Saturday, December 15, 2012

Autorecovery

It’s the pressure in my chest, I can’t release. Looking forward while everyone leaps.

What does the meaning of success bring, when you can’t sleep. I’m looking into a future of anxiety that can’t compete.

Am I sure I want to give this my all? Keeping life in the moments of success while others are enjoying their defeats…struggle for accomplishments that don’t embrace. Why now, I can’t write. I wanted to for so long. Now I have the few moments to shout, to sleep … and I’m stuck with notes that don’t beat.

Times like this keep me inside. Inside is a place that is covered in responsibility. That what? I must repeat until more is too much? Much is overloaded, and then what? I’m finished.

I don’t even know what I am trying to get out. I don’t know where I am. Where this is supposed to be. What happens now. Who takes this on?

It’s the onlookers. They watch, and judge and they find ways to grunt your outs. There is no out to search for; it’s only creating more ways to succeed. That’s why I am here. I’m no ones’ out; I’m no one’s excuse. I’m just here for proof. For integrity. For myself.

That’s not to say, I’m not doing this for someone else. I’m scared this is going to take a lifetime to complete, nervous for the next step. Sometimes I want to go back. When things didn’t matter. When time was plentiful.

Maybe I am the onlooker. Jealous of them. Jealous of their courage. Or wrecked at the thought that I can’t stop. Because if I do, I don’t know where to go.

Bouncing from thought to thought doesn't explain who I am. I’m not trying to, because then I would have answers. Who wants answers to that…then you will always be stuck with them. I don’t want to become stuck with one purpose. I want millions. I want to have ways to escape into a different world and not have to face the consequences. If I am answered, then I have nothing to look forward to.

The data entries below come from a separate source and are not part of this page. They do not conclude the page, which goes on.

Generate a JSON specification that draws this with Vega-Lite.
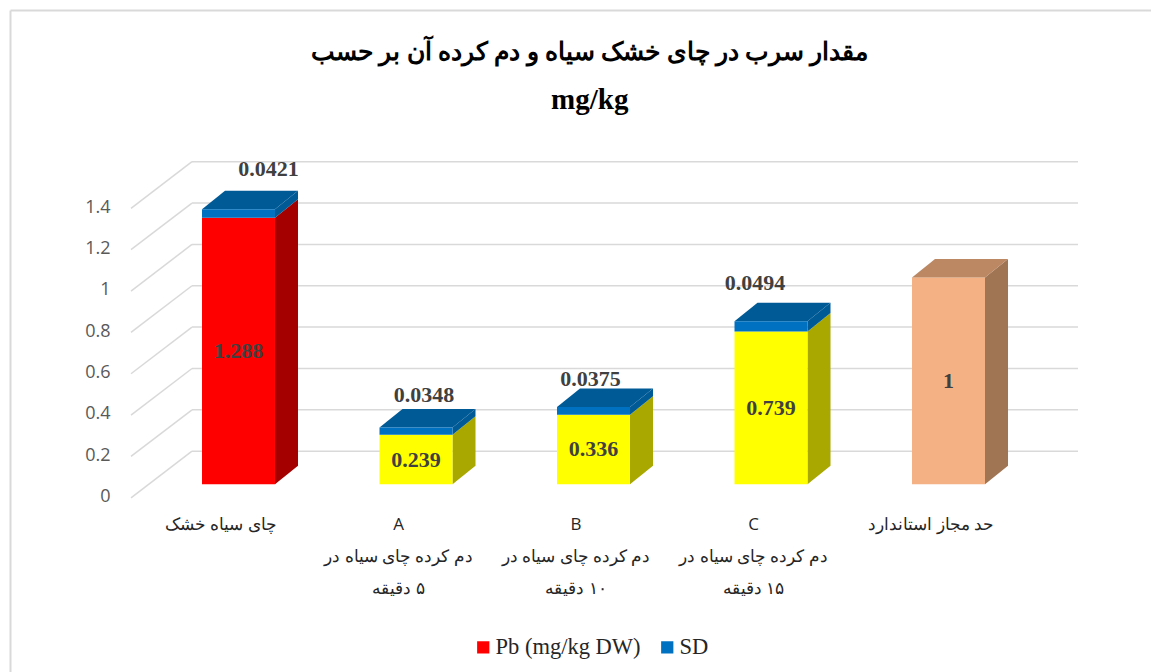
{
"$schema":"https://vega.github.io/schema/vega-lite/v6.json",
"width":1140.5,"height":661.5,
"autosize":{"type":"none"},
"padding":{"left":10.5,"top":10.5,"right":0,"bottom":0},
"background":"#ffffff",
"config":{"view":{"stroke":null}},
"title":{"text":"مقدار سرب در چای خشک سیاه و دم کرده آن بر حسب","subtitle":"mg/kg","font":"Liberation Serif","fontSize":25.25,"fontWeight":"bold","color":"#000000","subtitleFont":"Liberation Serif","subtitleFontSize":29,"subtitleFontWeight":"bold","subtitleColor":"#000000","subtitlePadding":20,"anchor":"middle","dx":9,"baseline":"top","offset":-105},
"datasets":{
"bars":[
{"order":1,"group":"dry","pb":1.288,"sd":0.0421},
{"order":2,"group":"brew","pb":0.239,"sd":0.0348},
{"order":3,"group":"brew","pb":0.336,"sd":0.0375},
{"order":4,"group":"brew","pb":0.739,"sd":0.0494},
{"order":5,"group":"std","pb":1,"sd":null}
],
"ticks":[{"t":0},{"t":0.2},{"t":0.4},{"t":0.6},{"t":0.8},{"t":1},{"t":1.2},{"t":1.4}]
},
"encoding":{
"x":{"field":"px","type":"quantitative","title":null,"scale":{"domain":[-0.2845,6.1408],"nice":false,"zero":false},
"axis":{"orient":"bottom","values":[1,2,3,4,5],"domain":false,"ticks":false,"grid":false,"offset":-156,"labelPadding":0,"labelOffset":-18,"labelOverlap":false,"labelBound":false,"labelFlush":false,"labelFont":"Open Sans","labelFontSize":17,"labelColor":"#262626","labelBaseline":"top","labelLineHeight":32,"labelAngle":0,
"labelExpr":"split(['چای سیاه خشک','A|دم کرده چای سیاه در|\u200f۵  دقیقه','B|دم کرده چای سیاه در|\u200f۱۰ دقیقه','C|دم کرده چای سیاه در|\u200f۱۵ دقیقه','حد مجاز استاندارد'][datum.value-1],'|')"}},
"y":{"field":"vy","type":"quantitative","title":null,"scale":{"domain":[-0.9081,2.2908],"nice":false,"zero":false},
"axis":{"orient":"left","values":[0,0.2,0.4,0.6,0.8,1,1.2,1.4],"format":"~g","domain":false,"ticks":false,"grid":false,"offset":-99.5,"labelPadding":0,"labelOffset":12.5,"labelOverlap":false,"labelBound":false,"labelFlush":false,"labelFont":"Open Sans","labelFontSize":18,"labelColor":"#595959"}}
},
"resolve":{"scale":{"color":"independent"}},
"layer":[
{"data":{"name":"ticks"},"transform":[{"filter":"datum.t==0"},{"calculate":"-0.2845","as":"px"},{"calculate":"6.1408","as":"px2"},{"calculate":"2.2908","as":"vy"}],
"mark":{"type":"rule","color":"#d9d9d9","strokeWidth":2},"encoding":{"x2":{"field":"px2"}}},
{"data":{"name":"ticks"},"transform":[{"filter":"datum.t==0"},{"calculate":"-0.2845","as":"px"},{"calculate":"2.2908","as":"vy"},{"calculate":"-0.9081","as":"vy2"}],
"mark":{"type":"rule","color":"#d9d9d9","strokeWidth":2},"encoding":{"y2":{"field":"vy2"}}},
{"data":{"name":"ticks"},"transform":[{"calculate":"0.738","as":"px"},{"calculate":"5.7296","as":"px2"},{"calculate":"datum.t+0.1597","as":"vy"}],
"mark":{"type":"rule","color":"#d9d9d9","strokeWidth":1.5},"encoding":{"x2":{"field":"px2"}}},
{"data":{"name":"ticks"},"transform":[{"calculate":"[0,1]","as":"d"},{"flatten":["d"]},{"calculate":"0.3944+0.3436*datum.d","as":"px"},{"calculate":"datum.t-0.0658+0.2255*datum.d","as":"vy"}],
"mark":{"type":"line","color":"#d9d9d9","strokeWidth":1.5},"encoding":{"detail":{"field":"t"}}},
{"data":{"name":"bars"},"transform":[{"calculate":"[0,1]","as":"d"},{"flatten":["d"]},{"calculate":"datum.order+0.2056+0.1296*datum.d","as":"px"},{"calculate":"datum.pb+0.0895*datum.d","as":"vy"},{"calculate":"0.0895*datum.d","as":"vy2"}],
"mark":{"type":"area","orient":"vertical"},"encoding":{"y2":{"field":"vy2"},"detail":{"field":"order"},"color":{"field":"group","type":"nominal","legend":null,"scale":{"domain":["dry","brew","std"],"range":["#a50000","#a8a800","#a07553"]}}}},
{"data":{"name":"bars"},"transform":[{"calculate":"datum.order-0.2056","as":"px"},{"calculate":"datum.order+0.2056","as":"px2"},{"calculate":"datum.pb","as":"vy"},{"calculate":"0","as":"vy2"}],
"mark":{"type":"rect"},"encoding":{"x2":{"field":"px2"},"y2":{"field":"vy2"},"color":{"field":"group","type":"nominal","legend":null,"scale":{"domain":["dry","brew","std"],"range":["#ff0000","#ffff00","#f4b183"]}}}},
{"data":{"name":"bars"},"transform":[{"filter":"datum.sd!=null"},{"calculate":"[0,1]","as":"d"},{"flatten":["d"]},{"calculate":"datum.order+0.2056+0.1296*datum.d","as":"px"},{"calculate":"datum.pb+datum.sd+0.0895*datum.d","as":"vy"},{"calculate":"datum.pb+0.0895*datum.d","as":"vy2"}],
"mark":{"type":"area","orient":"vertical","color":"#005a96"},"encoding":{"y2":{"field":"vy2"},"detail":{"field":"order"}}},
{"data":{"name":"bars"},"transform":[{"calculate":"[0,1]","as":"d"},{"flatten":["d"]},{"calculate":"datum.order-0.2056+0.1296*datum.d","as":"px"},{"calculate":"datum.order+0.2056+0.1296*datum.d","as":"px2"},{"calculate":"datum.pb+(datum.sd||0)+0.0895*datum.d","as":"vy"}],
"mark":{"type":"area","orient":"horizontal"},"encoding":{"x2":{"field":"px2"},"detail":{"field":"order"},"color":{"field":"group","type":"nominal","legend":null,"scale":{"domain":["dry","brew","std"],"range":["#005a96","#005a96","#bc8763"]}}}},
{"data":{"name":"bars"},"transform":[{"filter":"datum.sd!=null"},{"calculate":"datum.order-0.2056","as":"px"},{"calculate":"datum.order+0.2056","as":"px2"},{"calculate":"datum.pb+datum.sd","as":"vy"},{"calculate":"datum.pb","as":"vy2"},{"calculate":"'SD'","as":"series"}],
"mark":{"type":"rect"},"encoding":{"x2":{"field":"px2"},"y2":{"field":"vy2"},"color":{"field":"series","type":"nominal","scale":{"domain":["Pb (mg/kg DW)","SD"],"range":["#ff0000","#0070c0"]},
"legend":{"title":null,"orient":"none","direction":"horizontal","legendX":461.5,"legendY":625.5,"symbolType":"square","symbolSize":150,"symbolStrokeWidth":0,"labelFont":"Liberation Serif","labelFontSize":22.5,"labelColor":"#262626","columnPadding":15,"labelOffset":1}}}},
{"data":{"name":"bars"},"transform":[{"calculate":"datum.order","as":"px"},{"calculate":"datum.pb/2","as":"vy"}],
"mark":{"type":"text","font":"Liberation Serif","fontWeight":"bold","fontSize":22,"color":"#404040"},"encoding":{"text":{"field":"pb","type":"nominal"}}},
{"data":{"name":"bars"},"transform":[{"filter":"datum.order==1"},{"calculate":"datum.order","as":"px"},{"calculate":"datum.pb+datum.sd","as":"vy"}],
"mark":{"type":"text","font":"Liberation Serif","fontWeight":"bold","fontSize":22,"color":"#404040","dx":30,"dy":-40},"encoding":{"text":{"field":"sd","type":"nominal"}}},
{"data":{"name":"bars"},"transform":[{"filter":"datum.order==2"},{"calculate":"datum.order","as":"px"},{"calculate":"datum.pb+datum.sd","as":"vy"}],
"mark":{"type":"text","font":"Liberation Serif","fontWeight":"bold","fontSize":22,"color":"#404040","dx":8,"dy":-33},"encoding":{"text":{"field":"sd","type":"nominal"}}},
{"data":{"name":"bars"},"transform":[{"filter":"datum.order==3"},{"calculate":"datum.order","as":"px"},{"calculate":"datum.pb+datum.sd","as":"vy"}],
"mark":{"type":"text","font":"Liberation Serif","fontWeight":"bold","fontSize":22,"color":"#404040","dx":-3,"dy":-28},"encoding":{"text":{"field":"sd","type":"nominal"}}},
{"data":{"name":"bars"},"transform":[{"filter":"datum.order==4"},{"calculate":"datum.order","as":"px"},{"calculate":"datum.pb+datum.sd","as":"vy"}],
"mark":{"type":"text","font":"Liberation Serif","fontWeight":"bold","fontSize":22,"color":"#404040","dx":-16,"dy":-38},"encoding":{"text":{"field":"sd","type":"nominal"}}}
]
}
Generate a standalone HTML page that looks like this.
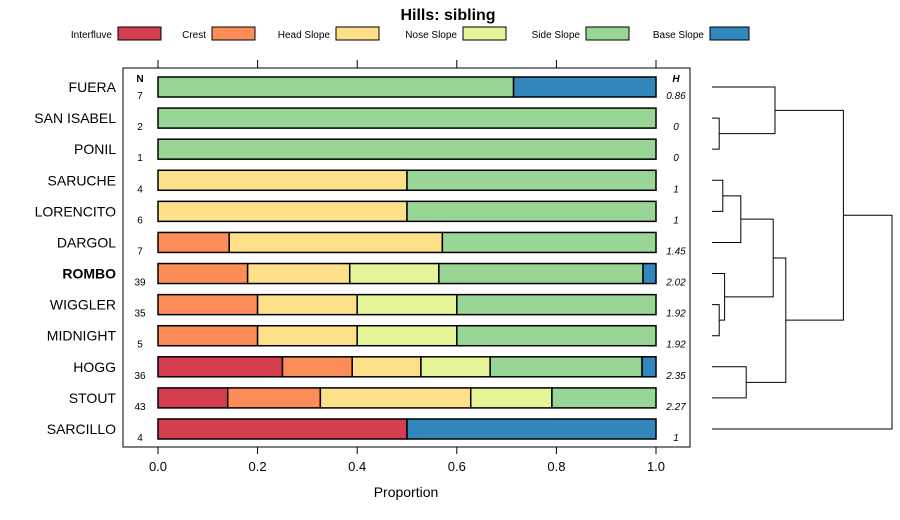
<!DOCTYPE html>
<html><head><meta charset="utf-8"><style>
body{margin:0;background:#fff}
svg{display:block;font-family:"Liberation Sans",sans-serif}
</style></head><body>
<svg id="c" width="900" height="520">
<text x="448" y="20" text-anchor="middle" font-size="16" font-weight="bold">Hills: sibling</text>
<g id="legend"></g>
<rect x="123" y="68" width="567" height="379" fill="none" stroke="#000"/>
<g id="axis"></g>
<g id="bars"></g>
<g id="dend" stroke="#000" fill="none" stroke-width="1"></g>
<text x="406" y="497" text-anchor="middle" font-size="14">Proportion</text>
</svg>
<script>
const classes=["Interfluve","Crest","Head Slope","Nose Slope","Side Slope","Base Slope"];
const colors=["#D53E4F","#FC8D59","#FEE08B","#E6F598","#99D594","#3288BD"];
const names=["FUERA","SAN ISABEL","PONIL","SARUCHE","LORENCITO","DARGOL","ROMBO","WIGGLER","MIDNIGHT","HOGG","STOUT","SARCILLO"];
const nVals=[7,2,1,4,6,7,39,35,5,36,43,4];
const hVals=["0.86","0","0","1","1","1.45","2.02","1.92","1.92","2.35","2.27","1"];
const props=[
[0,0,0,0,0.714,0.286],
[0,0,0,0,1,0],
[0,0,0,0,1,0],
[0,0,0.5,0,0.5,0],
[0,0,0.5,0,0.5,0],
[0,0.143,0.428,0,0.429,0],
[0,0.18,0.205,0.179,0.41,0.026],
[0,0.2,0.2,0.2,0.4,0],
[0,0.2,0.2,0.2,0.4,0],
[0.25,0.14,0.138,0.139,0.305,0.028],
[0.14,0.186,0.302,0.163,0.209,0],
[0.5,0,0,0,0,0.5]];
const ticks=[0,0.2,0.4,0.6,0.8,1.0];
const tree=[ // [a,b,height]; numbers = leaf index, "n#" = earlier merge
 [1,2,0.04],
 [0,'n0',0.35],
 [3,4,0.06],
 [5,'n2',0.16],
 [7,8,0.04],
 [6,'n4',0.07],
 ['n3','n5',0.34],
 [9,10,0.19],
 ['n6','n7',0.41],
 ['n1','n8',0.73],
 ['n9',11,1.0]
];
const NS="http://www.w3.org/2000/svg";
const X=v=>158+v*498, Y=i=>87+i*31.09;
function mk(t,a,p){const e=document.createElementNS(NS,t);for(const k in a)e.setAttribute(k,a[k]);p.appendChild(e);return e;}
const lg=document.getElementById('legend');
const lgBox=[118,212,336,463,586,710];
classes.forEach((c,i)=>{
 const t=mk('text',{x:lgBox[i]-6,y:38,'text-anchor':'end','font-size':10},lg);t.textContent=c;
 
 
 const r=mk('rect',{x:lgBox[i],y:27,width:i==5?39:43,height:13,fill:colors[i],stroke:'#000'},lg);
 
 
});
const ax=document.getElementById('axis');
ticks.forEach(v=>{
 mk('line',{x1:X(v),x2:X(v),y1:60,y2:68,stroke:'#000'},ax);
 mk('line',{x1:X(v),x2:X(v),y1:447,y2:454,stroke:'#000'},ax);
 const t=mk('text',{x:X(v),y:471,'text-anchor':'middle','font-size':13},ax);t.textContent=v.toFixed(1);
 
 
});
const b=document.getElementById('bars');
let t=mk('text',{x:140,y:82,'text-anchor':'middle','font-size':10,'font-weight':'bold'},b);t.textContent='N';


t=mk('text',{x:676,y:82,'text-anchor':'middle','font-size':10,'font-weight':'bold','font-style':'italic'},b);t.textContent='H';


names.forEach((n,i)=>{
 const y=Y(i);
 const l=mk('text',{x:116,y:y+5,'text-anchor':'end','font-size':14,'font-weight':n=='ROMBO'?'bold':'normal'},b);l.textContent=n;
 
 
 const nt=mk('text',{x:140,y:y+12,'text-anchor':'middle','font-size':10},b);nt.textContent=nVals[i];
 
 
 const ht=mk('text',{x:676,y:y+12,'text-anchor':'middle','font-size':10,'font-style':'italic'},b);ht.textContent=hVals[i];
 
 
 let acc=0;
 props[i].forEach((p,k)=>{
  if(p<=0)return;
  const r=mk('rect',{x:X(acc),y:y-10,width:X(acc+p)-X(acc),height:20,fill:colors[k],stroke:'#000','stroke-width':1.5},b);
  
  
  acc+=p;
 });
});
const dg=document.getElementById('dend');
const DX=h=>712+h*180;
const pos={};
function get(c){return typeof c==='number'?{y:Y(c),h:0}:pos[c];}
tree.forEach((m,i)=>{
 const a=get(m[0]),c=get(m[1]),x=DX(m[2]);
 const p=mk('path',{d:`M${DX(a.h)},${a.y}H${x}V${c.y}H${DX(c.h)}`},dg);
 
 
 pos['n'+i]={y:(a.y+c.y)/2,h:m[2]};
});
</script>
</body></html>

Reading it out loud is horrifying. Sounds like blue is pouring out. But I thought it was going to be motivational. Keep the forward steps out. Or what if I am pressuring myself to stay back. I know this can’t be right, because I wouldn't be here. I wouldn't be shaking, I wouldn't be afraid.

Time is contiguous. It’s trapped the world inside milestones. Not counting those moments when time escapes you. When you find out that time is the only thing pushing you. You have to finish in time, because you don’t know how much you have. Making us feel like we need to jump into a world and fast track where we didn't take the chance. But chance is only that moment in time when you had to make a choice and you couldn't decide. What will be the best for you? What will make your life special?

Special is that moment in your life that you become who you are based from someone else’s. That moment has happened but that doesn't mean it defines the contour of where I stand.

For brief instance, I thought this was gone. Not life, but that thing you keep trying to find. I searched everywhere for it, I was going to start ramping off into an oblivion. But there is such a thing call autorecovery.